WebGPU Compute Shaders in Production — 50× Faster Physics

We migrated the Lattice-Boltzmann and SPH fluid simulations from JavaScript to WebGPU compute shaders. The result: 50× faster on desktop, 3D simulation grids that were completely impossible before, and a clean progressive fallback for browsers without WebGPU. Here's everything we learned.

Why WebGPU Compute?

WebGL has compute shaders — sort of. Transform feedback and render-to-texture can be abused as GPGPU, but only for vector operations that fit into a texture coordinate. WebGPU's compute pipelines are first-class: arbitrary data access, read-write storage buffers, atomic operations, and workgroup shared memory. This is what CUDA and Metal Compute gave native apps; now it's in the browser.

Our two target simulations — the Lattice-Boltzmann D2Q9 flow and the SPH fluid — are both embarrassingly parallel at the cell/particle level. The collision step visits every cell independently. The density estimation step visits every particle pair within a radius. These are textbook GPGPU workloads.

Benchmark: JavaScript vs WebGPU

Simulation Grid / Count JS (fps) WebGPU (fps) Speedup
Lattice-Boltzmann 2D 512 × 512 4 60 15×
LBM 2D high-res 1024 × 1024 <1 48 ~50×
Lattice-Boltzmann 3D 128³ (new!) impossible 24
SPH Fluid 4 000 particles 18 60 3.3×
SPH Fluid 16 000 particles 1 38 38×

The WGSL Compute Shader

WGSL (WebGPU Shading Language) is the language of WebGPU shaders. It's closer to Rust than GLSL — explicit types, no implicit casts, explicit binding groups.
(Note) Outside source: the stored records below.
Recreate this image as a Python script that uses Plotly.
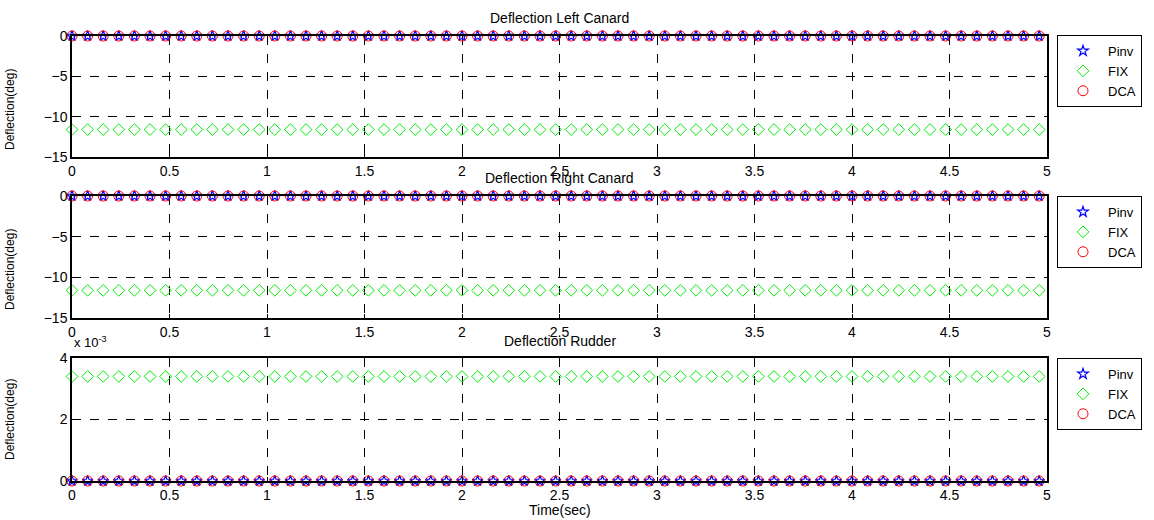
import plotly.graph_objects as go

# time samples (sec)
time = [round(i * 0.08, 2) for i in range(63)]

# Left canard deflection (deg)
left_pinv = [0.0] * 63
left_fix = [-11.6] * 63
left_dca = [0.0] * 63

# Right canard deflection (deg)
right_pinv = [0.0] * 63
right_fix = [-11.6] * 63
right_dca = [0.0] * 63

# Rudder deflection (deg)
rud_pinv = [0.0] * 63
rud_fix = [0.0034] * 63
rud_dca = [0.0] * 63

titles = ["Deflection Left Canard", "Deflection Right Canard", "Deflection Rudder"]
x_ticks = [0, 0.5, 1, 1.5, 2, 2.5, 3, 3.5, 4, 4.5, 5]
x_tick_text = ["0", "0.5", "1", "1.5", "2", "2.5", "3", "3.5", "4", "4.5", "5"]
canard_ticks = [0, -5, -10, -15]
rudder_ticks = [0, 0.002, 0.004]
rudder_tick_text = ["0", "2", "4"]

FONT = "Liberation Sans, Arial, Helvetica, sans-serif"
W, H = 1154, 520
ML, MR, MT, MB = 72, 107, 36, 39
ph = H - MT - MB

def py(pix):
    return (H - MB - pix) / ph

domains = [[py(157), 1.0], [py(318), py(196)], [0.0, py(358)]]

fig = go.Figure()
series = [
    (left_pinv, left_fix, left_dca),
    (right_pinv, right_fix, right_dca),
    (rud_pinv, rud_fix, rud_dca),
]
legend_names = ["legend", "legend2", "legend3"]
for i, (p, f, d) in enumerate(series):
    xa = "x" if i == 0 else f"x{i+1}"
    ya = "y" if i == 0 else f"y{i+1}"
    common = dict(x=time, xaxis=xa, yaxis=ya, mode="markers", legend=legend_names[i], cliponaxis=False)
    fig.add_trace(go.Scatter(y=p, name="Pinv",
                             marker=dict(symbol="star-open", size=8, color="blue", line=dict(width=1.2, color="blue")),
                             **common))
    fig.add_trace(go.Scatter(y=f, name="FIX",
                             marker=dict(symbol="diamond-open", size=9, color="#00ee00", line=dict(width=1, color="#00ee00")),
                             **common))
    fig.add_trace(go.Scatter(y=d, name="DCA",
                             marker=dict(symbol="circle-open", size=10, color="red", line=dict(width=1, color="red")),
                             **common))

axis_common = dict(showline=True, linecolor="black", linewidth=1.5, mirror=True,
                   showgrid=True, gridcolor="black", griddash="dash", gridwidth=1,
                   zeroline=False, ticks="inside", ticklen=4, tickcolor="black",
                   tickfont=dict(family=FONT, size=14, color="black"))

layout = dict(
    width=W, height=H, margin=dict(l=ML, r=MR, t=MT, b=MB),
    plot_bgcolor="white", paper_bgcolor="white", showlegend=True,
    font=dict(family=FONT, size=13, color="black"),
)
for i in range(3):
    xk = "xaxis" if i == 0 else f"xaxis{i+1}"
    yk = "yaxis" if i == 0 else f"yaxis{i+1}"
    ya = "y" if i == 0 else f"y{i+1}"
    xa = "x" if i == 0 else f"x{i+1}"
    layout[xk] = dict(domain=[0, 1], anchor=ya, range=[0, 5], tickvals=x_ticks, ticktext=x_tick_text, **axis_common)
    if i < 2:
        layout[yk] = dict(domain=domains[i], anchor=xa, range=[-15, 0], tickvals=canard_ticks, **axis_common)
    else:
        layout[yk] = dict(domain=domains[i], anchor=xa, range=[0, 0.004], tickvals=rudder_ticks,
                          ticktext=rudder_tick_text, **axis_common)

legend_common = dict(bgcolor="white", bordercolor="black", borderwidth=1,
                     font=dict(family=FONT, size=13, color="black"),
                     xanchor="left", yanchor="top", x=(1057 - ML) / (W - ML - MR),
                     tracegroupgap=0, itemwidth=40)
layout["legend"] = dict(y=py(35), **legend_common)
layout["legend2"] = dict(y=py(196), **legend_common)
layout["legend3"] = dict(y=py(358), **legend_common)

fig.update_layout(**layout)

title_y = [18, 178, 341]
mid_x = 0.5
anns = []
for t, yy in zip(titles, title_y):
    anns.append(dict(text=t, x=mid_x, y=py(yy), xref="paper", yref="paper", showarrow=False,
                     font=dict(family=FONT, size=14, color="black"), xanchor="center", yanchor="middle"))
anns.append(dict(text="Time(sec)", x=mid_x, y=py(510), xref="paper", yref="paper", showarrow=False,
                 font=dict(family=FONT, size=14, color="black"), xanchor="center", yanchor="middle"))
anns.append(dict(text="x 10<sup>-3</sup>", x=0, y=py(342), xref="paper", yref="paper", showarrow=False,
                 font=dict(family=FONT, size=13, color="black"), xanchor="left", yanchor="middle"))
for yc in [110, 270, 420]:
    anns.append(dict(text="Deflection(deg)", x=(10 - ML) / (W - ML - MR), y=py(yc), xref="paper", yref="paper",
                     showarrow=False, textangle=-90, font=dict(family=FONT, size=12, color="black"),
                     xanchor="center", yanchor="middle"))
fig.update_layout(annotations=anns)

fig.write_html("out.html")
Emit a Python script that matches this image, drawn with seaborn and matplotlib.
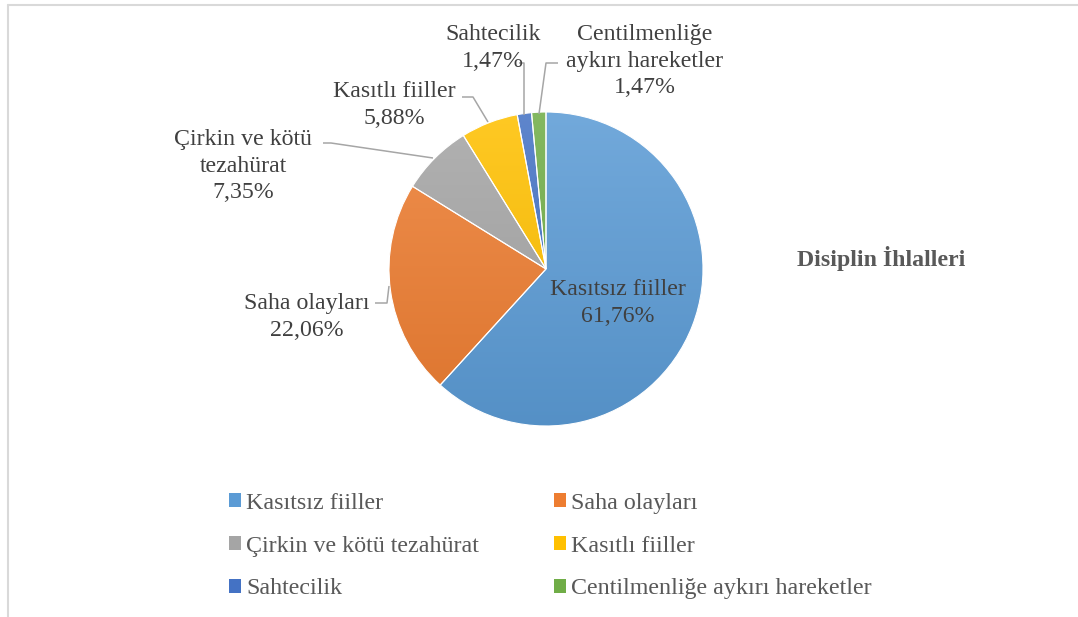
import numpy as np
import matplotlib
matplotlib.use("Agg")
import matplotlib.pyplot as plt
from matplotlib.patches import Patch
from matplotlib.lines import Line2D
import matplotlib.colors as mcolors
import seaborn as sns

# ---- data ----
categories = ["Kasıtsız fiiller", "Saha olayları", "Çirkin ve kötü tezahürat",
              "Kasıtlı fiiller", "Sahtecilik", "Centilmenliğe aykırı hareketler"]
counts = [42, 15, 5, 4, 1, 1]
percent_labels = ["61,76%", "22,06%", "7,35%", "5,88%", "1,47%", "1,47%"]
label_texts = ["Kasıtsız fiiller", "Saha olayları", "Çirkin ve kötü\ntezahürat",
               "Kasıtlı fiiller", "Sahtecilik", "Centilmenliğe\naykırı hareketler"]
title = "Disiplin İhlalleri"

base_colors = ["#5B9BD5", "#ED7D31", "#A5A5A5", "#FFC000", "#4472C4", "#70AD47"]

sns.set_theme(style="white")
plt.rcParams['font.family'] = ['Liberation Serif', 'DejaVu Serif']

W, H = 1078, 617
fig = plt.figure(figsize=(W / 100, H / 100), dpi=100)
fig.patch.set_facecolor("white")

# pie geometry in pixels
cx, cy, R = 546, 269, 157
ax = fig.add_axes([0, 0, 1, 1])
ax.set_axis_off()

palette = sns.color_palette(base_colors)
wedges, _ = ax.pie(counts, colors=palette, startangle=90, counterclock=False,
                   radius=1, center=(0, 0),
                   wedgeprops=dict(edgecolor="white", linewidth=0.8))

def mix(c, t, amt):
    c = np.array(mcolors.to_rgb(c)); t = np.array(mcolors.to_rgb(t))
    return c + (t - c) * amt

for w, c in zip(wedges, palette):
    top = mix(c, "white", 0.14)
    bot = mix(c, "black", 0.07)
    n = 256
    grad = np.linspace(0, 1, n)[:, None, None]
    img = top[None, None, :] * (1 - grad) + bot[None, None, :] * grad
    im = ax.imshow(img, extent=[-1, 1, -1, 1], origin="upper", aspect="auto",
                   zorder=w.get_zorder(), interpolation="bilinear")
    im.set_clip_path(w)
    w.set_facecolor("none")
    w.set_zorder(w.get_zorder() + 0.1)

# axis limits so that 1 data unit == R pixels, center at (cx, cy)
ax.set_xlim((0 - cx) / R, (W - cx) / R)
ax.set_ylim((cy - H) / R, (cy - 0) / R)
ax.set_aspect("auto")

def P(px, py):
    return ((px - cx) / R, (cy - py) / R)

lab_color = "#404040"
fs = 17.2
label_pos = [(618, 303), (307, 317), (243, 166), (394, 105), (493, 48), (645, 61)]
for txt, pct, pos in zip(label_texts, percent_labels, label_pos):
    ax.text(*P(*pos), f"{txt}\n{pct}", ha="center", va="center", fontsize=fs,
            color=lab_color, linespacing=1.32, zorder=5)

# leader lines (pixel polylines)
leaders = [
    [(375, 303), (387, 303), (389, 286)],
    [(323, 143), (331, 143), (433, 158)],
    [(462, 97), (473, 97), (488, 122)],
    [(519, 63), (524, 63), (524, 115)],
    [(558, 63), (546, 63), (539, 114)],
]
for pts in leaders:
    xs, ys = zip(*[P(*p) for p in pts])
    ax.plot(xs, ys, color="#A6A6A6", lw=1.1, zorder=4, solid_capstyle="butt")

# title on the right
ax.text(*P(881, 258), title, ha="center", va="center", fontsize=17.2,
        fontweight="bold", color="#595959")

# legend (row-wise order in two columns)
handles = [Patch(facecolor=c, edgecolor="none") for c in palette]
order = [0, 2, 4, 1, 3, 5]
leg = fig.legend([handles[i] for i in order], [categories[i] for i in order],
                 ncol=2, loc="upper left", bbox_to_anchor=(229 / W, 1 - 493 / H),
                 frameon=False, fontsize=17.3, labelcolor="#595959",
                 handlelength=0.52, handleheight=0.52, handletextpad=0.2,
                 columnspacing=3.1, labelspacing=0.9, borderpad=0, borderaxespad=0)

# outer chart frame (top and left edges visible)
fig.add_artist(Line2D([8 / W, 1.0], [1 - 5 / H, 1 - 5 / H], color="#D9D9D9", lw=1.5))
fig.add_artist(Line2D([8 / W, 8 / W], [0, 1 - 5 / H], color="#D9D9D9", lw=1.5))

fig.savefig("out.png", dpi=100, facecolor="white")
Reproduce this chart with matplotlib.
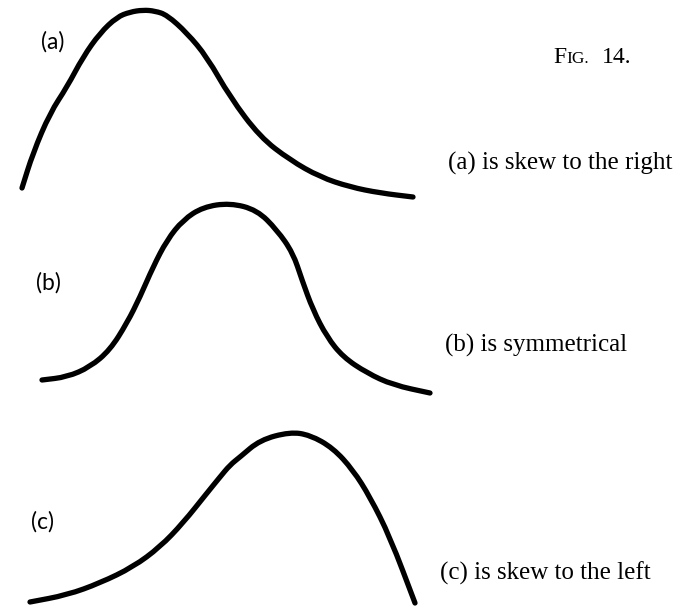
import numpy as np
import matplotlib
matplotlib.use('Agg')
import matplotlib.pyplot as plt
from matplotlib.path import Path
from matplotlib.patches import PathPatch

# traced curves, in page pixels (y grows downward)
a_x = [22, 33, 50, 67, 83, 100, 117, 130, 143, 155, 167, 187, 207, 230, 260, 290, 320, 350, 380, 413]
a_y = [188, 153, 113, 87, 57, 33, 17, 12, 10, 11, 15, 33, 57, 97, 137, 160, 177, 187, 193, 197]

b_x = [42, 67, 90, 110, 127, 140, 153, 167, 183, 203, 230, 257, 277, 293, 302, 313, 327, 343, 367, 393, 430]
b_y = [380, 377, 367, 350, 323, 297, 267, 240, 220, 207, 203, 210, 230, 253, 280, 310, 337, 357, 373, 385, 393]

c_x = [30, 67, 100, 133, 160, 183, 207, 220, 230, 240, 260, 290, 310, 333, 353, 370, 390, 415]
c_y = [602, 595, 583, 567, 547, 523, 493, 477, 465, 457, 440, 432, 435, 448, 470, 497, 537, 603]

curve_labels = ['(a)', '(b)', '(c)']
captions = ['(a) is skew to the right', '(b) is symmetrical', '(c) is skew to the left']


def smooth_path(xs, ys):
    # quadratic beziers through segment midpoints, corners used as control points
    p = np.column_stack([xs, ys]).astype(float)
    mids = (p[:-1] + p[1:]) / 2
    verts = [p[0], mids[0]]
    codes = [Path.MOVETO, Path.LINETO]
    for i in range(1, len(p) - 1):
        verts += [p[i], mids[i]]
        codes += [Path.CURVE3, Path.CURVE3]
    verts.append(p[-1])
    codes.append(Path.LINETO)
    return Path(verts, codes)


fig = plt.figure(figsize=(6.83, 6.07), dpi=100)
ax = fig.add_axes([0, 0, 1, 1])
ax.set_xlim(0, 683)
ax.set_ylim(607, 0)
ax.axis('off')

for xs, ys in [(a_x, a_y), (b_x, b_y), (c_x, c_y)]:
    ax.add_patch(PathPatch(smooth_path(xs, ys), facecolor='none', edgecolor='black',
                           lw=3.8, capstyle='round', joinstyle='round'))

# letters beside each curve
label_pos = [(53, 42), (48, 283), (42, 522)]
for lab, (x, y) in zip(curve_labels, label_pos):
    ax.text(x, y, lab, fontsize=16.5, family='Lato', ha='center', va='center')

# captions on the right
cap_pos = [(448, 163), (445, 345), (440, 573)]
for cap, (x, y) in zip(captions, cap_pos):
    ax.text(x, y, cap, fontsize=18, family='Liberation Serif', ha='left', va='center')

# figure number, small caps
ax.text(553, 63, 'F', fontsize=17, family='Liberation Serif', ha='left', va='baseline')
ax.text(566, 63, 'IG.', fontsize=12.5, family='Liberation Serif', ha='left', va='baseline')
ax.text(602, 63, '14.', fontsize=17, family='Liberation Serif', ha='left', va='baseline')

fig.savefig('out.png', dpi=100, facecolor='white')
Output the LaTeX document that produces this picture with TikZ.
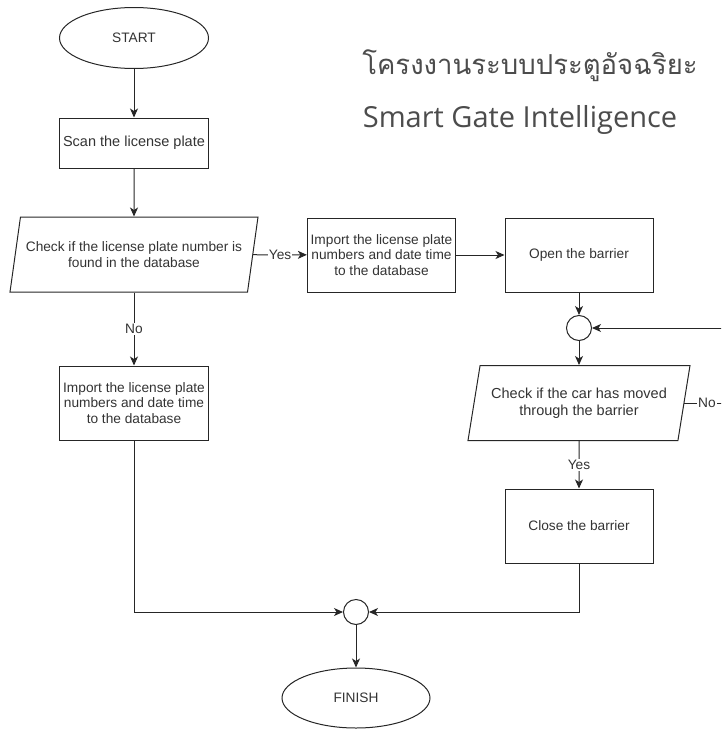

Here's the core LBM collision step:

WGSL — LBM BGK Collision (simplified)
// binding layout: group 0, bindings 0-2
@group(0) @binding(0) var<storage, read>       f_in  : array<f32>;
@group(0) @binding(1) var<storage, read_write> f_out : array<f32>;
@group(0) @binding(2) var<uniform>             params: Params;

struct Params { nx: u32, ny: u32, tau: f32 }

@compute @workgroup_size(16, 16)
fn lbm_collision(@builtin(global_invocation_id) id: vec3<u32>) {
  let x = id.x; let y = id.y;
  if (x >= params.nx || y >= params.ny) { return; }

  let base = (y * params.nx + x) * 9u;
  var rho = 0.0; var ux = 0.0; var uy = 0.0;

  // Compute density and velocity from distribution functions
  for (var i = 0u; i < 9u; i++) {
    let fi = f_in[base + i];
    rho += fi;
    ux  += fi * EX[i];
    uy  += fi * EY[i];
  }
  ux /= rho; uy /= rho;

  // BGK collision: f_out = f_in - (f_in - f_eq) / tau
  let usq = ux*ux + uy*uy;
  for (var i = 0u; i < 9u; i++) {
    let eu = EX[i]*ux + EY[i]*uy;
    let feq = rho * W[i] * (1.0 + 3.0*eu + 4.5*eu*eu - 1.5*usq);
    f_out[base + i] = f_in[base + i] - (f_in[base + i] - feq) / params.tau;
  }
}

Fallback Strategy

WebGPU has ~65% browser support as of late 2026 (Chrome 113+, Edge, Safari Technology Preview, Firefox behind a flag). For the other 35% we fall back to the JavaScript version. The detection is a single feature check:

JavaScript — WebGPU detection + fallback
async function initSimulation() {
  if ('gpu' in navigator) {
    const adapter = await navigator.gpu.requestAdapter();
    if (adapter) {
      const device = await adapter.requestDevice();
      return new LBMSimulatorWebGPU(device);   // fast path
    }
  }
  return new LBMSimulatorJS();  // fallback — same API, JS implementation
}

The key insight: both the WebGPU and JavaScript implementations expose exactly the same step() and getVelocityField() interface. The rendering code doesn't know which backend it's talking to. This means the fallback is completely transparent to the user — they just see a slower simulation on unsupported browsers.

WebGPU Gotchas We Hit

⚠️ Buffer alignment

WGSL storage buffers must be 256-byte aligned. Our 9-float per-cell LBM buffer needed explicit padding to avoid silent data corruption on some GPUs.

⚠️ No dynamic indexing in uniforms

The D2Q9 weight and direction constants can't be in a uniform buffer with dynamic index. We embedded them as WGSL constants (compile-time arrays).

✅ Workgroup size tuning

16×16 workgroups outperformed 8×8 and 32×32 on most tested hardware. AMD and Apple Silicon preferred 8×8. We expose this as a quality preset.

✅ Streaming from compute to render

The velocity field buffer is bound as both a compute storage buffer and a WebGPU vertex buffer. No CPU readback needed — the data lives on GPU the entire frame.